Stated exercise
Leave out the pictures, and retype only the lines from the beginning of the material through the line that contains "ax = fig.add_axes([0.127, 0.184, 0.846, 0.681])", including both.

Plotting code records
— BEGIN —

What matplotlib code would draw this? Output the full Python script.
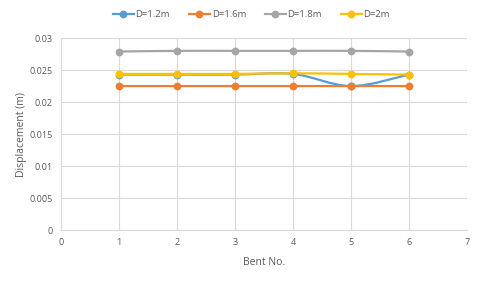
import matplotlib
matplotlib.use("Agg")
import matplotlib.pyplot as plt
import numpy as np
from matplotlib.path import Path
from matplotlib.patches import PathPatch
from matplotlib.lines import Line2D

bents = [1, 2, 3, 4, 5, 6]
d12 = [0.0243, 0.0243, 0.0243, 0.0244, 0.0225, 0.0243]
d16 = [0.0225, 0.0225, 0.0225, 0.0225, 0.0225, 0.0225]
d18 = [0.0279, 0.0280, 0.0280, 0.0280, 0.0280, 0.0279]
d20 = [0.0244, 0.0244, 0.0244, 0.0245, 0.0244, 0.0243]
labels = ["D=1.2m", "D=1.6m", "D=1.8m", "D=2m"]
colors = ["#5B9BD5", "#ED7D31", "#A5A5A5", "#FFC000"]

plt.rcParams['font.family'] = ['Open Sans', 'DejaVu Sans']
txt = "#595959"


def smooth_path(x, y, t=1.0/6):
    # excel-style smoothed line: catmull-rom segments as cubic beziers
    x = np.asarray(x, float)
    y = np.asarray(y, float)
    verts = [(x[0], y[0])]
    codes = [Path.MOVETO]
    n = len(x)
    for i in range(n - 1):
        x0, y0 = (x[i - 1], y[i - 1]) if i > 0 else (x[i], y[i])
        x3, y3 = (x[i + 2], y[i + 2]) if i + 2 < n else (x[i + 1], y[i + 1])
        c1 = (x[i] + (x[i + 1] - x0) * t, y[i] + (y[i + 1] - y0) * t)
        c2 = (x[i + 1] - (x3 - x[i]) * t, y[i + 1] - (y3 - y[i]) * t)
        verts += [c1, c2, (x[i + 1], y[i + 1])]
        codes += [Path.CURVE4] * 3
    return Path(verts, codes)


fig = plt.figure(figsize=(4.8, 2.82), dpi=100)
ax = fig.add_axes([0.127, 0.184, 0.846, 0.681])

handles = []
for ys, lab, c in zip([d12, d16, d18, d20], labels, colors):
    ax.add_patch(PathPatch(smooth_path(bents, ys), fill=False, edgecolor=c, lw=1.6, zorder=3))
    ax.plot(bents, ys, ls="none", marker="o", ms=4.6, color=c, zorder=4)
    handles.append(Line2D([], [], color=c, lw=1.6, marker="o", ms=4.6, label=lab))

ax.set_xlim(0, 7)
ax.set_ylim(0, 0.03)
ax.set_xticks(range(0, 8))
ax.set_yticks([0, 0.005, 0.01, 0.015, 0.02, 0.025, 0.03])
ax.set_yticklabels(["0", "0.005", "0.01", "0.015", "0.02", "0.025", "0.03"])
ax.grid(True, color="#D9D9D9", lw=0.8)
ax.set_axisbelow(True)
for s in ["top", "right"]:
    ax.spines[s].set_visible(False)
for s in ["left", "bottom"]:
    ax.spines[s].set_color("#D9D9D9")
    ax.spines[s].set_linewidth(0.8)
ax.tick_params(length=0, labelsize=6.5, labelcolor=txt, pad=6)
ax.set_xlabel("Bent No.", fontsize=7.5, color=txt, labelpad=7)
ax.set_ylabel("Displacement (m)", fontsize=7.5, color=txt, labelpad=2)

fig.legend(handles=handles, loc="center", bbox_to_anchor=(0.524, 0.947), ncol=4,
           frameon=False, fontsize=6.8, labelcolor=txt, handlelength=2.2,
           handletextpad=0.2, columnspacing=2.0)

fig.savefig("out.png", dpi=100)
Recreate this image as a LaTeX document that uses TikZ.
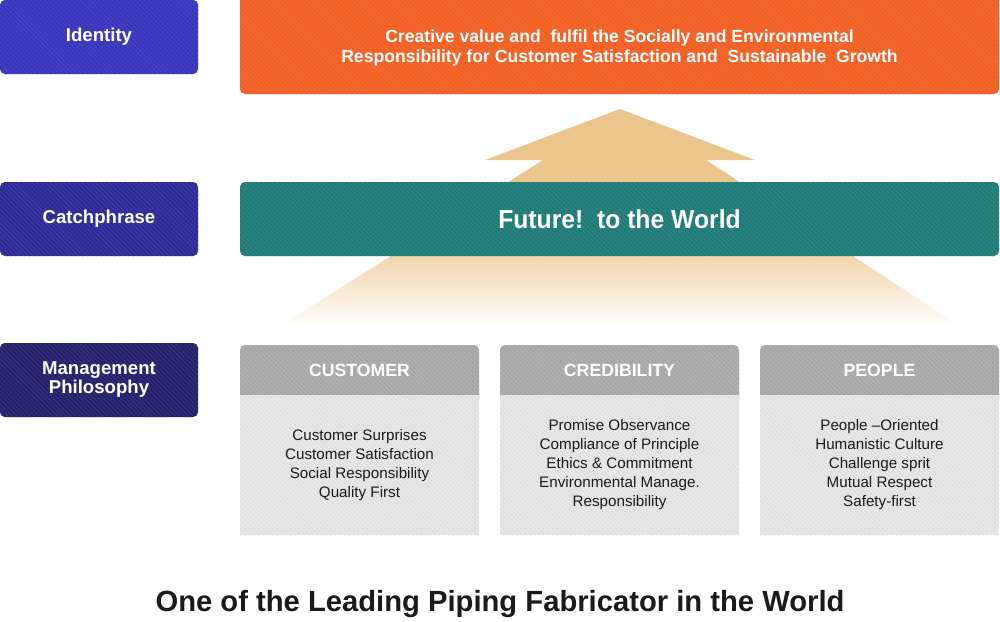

— END —

Response to this exercise
What matplotlib code would draw this? Output the full Python script.
import matplotlib
matplotlib.use("Agg")
import matplotlib.pyplot as plt
import numpy as np
from matplotlib.path import Path
from matplotlib.patches import PathPatch
from matplotlib.lines import Line2D

bents = [1, 2, 3, 4, 5, 6]
d12 = [0.0243, 0.0243, 0.0243, 0.0244, 0.0225, 0.0243]
d16 = [0.0225, 0.0225, 0.0225, 0.0225, 0.0225, 0.0225]
d18 = [0.0279, 0.0280, 0.0280, 0.0280, 0.0280, 0.0279]
d20 = [0.0244, 0.0244, 0.0244, 0.0245, 0.0244, 0.0243]
labels = ["D=1.2m", "D=1.6m", "D=1.8m", "D=2m"]
colors = ["#5B9BD5", "#ED7D31", "#A5A5A5", "#FFC000"]

plt.rcParams['font.family'] = ['Open Sans', 'DejaVu Sans']
txt = "#595959"


def smooth_path(x, y, t=1.0/6):
    # excel-style smoothed line: catmull-rom segments as cubic beziers
    x = np.asarray(x, float)
    y = np.asarray(y, float)
    verts = [(x[0], y[0])]
    codes = [Path.MOVETO]
    n = len(x)
    for i in range(n - 1):
        x0, y0 = (x[i - 1], y[i - 1]) if i > 0 else (x[i], y[i])
        x3, y3 = (x[i + 2], y[i + 2]) if i + 2 < n else (x[i + 1], y[i + 1])
        c1 = (x[i] + (x[i + 1] - x0) * t, y[i] + (y[i + 1] - y0) * t)
        c2 = (x[i + 1] - (x3 - x[i]) * t, y[i + 1] - (y3 - y[i]) * t)
        verts += [c1, c2, (x[i + 1], y[i + 1])]
        codes += [Path.CURVE4] * 3
    return Path(verts, codes)


fig = plt.figure(figsize=(4.8, 2.82), dpi=100)
ax = fig.add_axes([0.127, 0.184, 0.846, 0.681])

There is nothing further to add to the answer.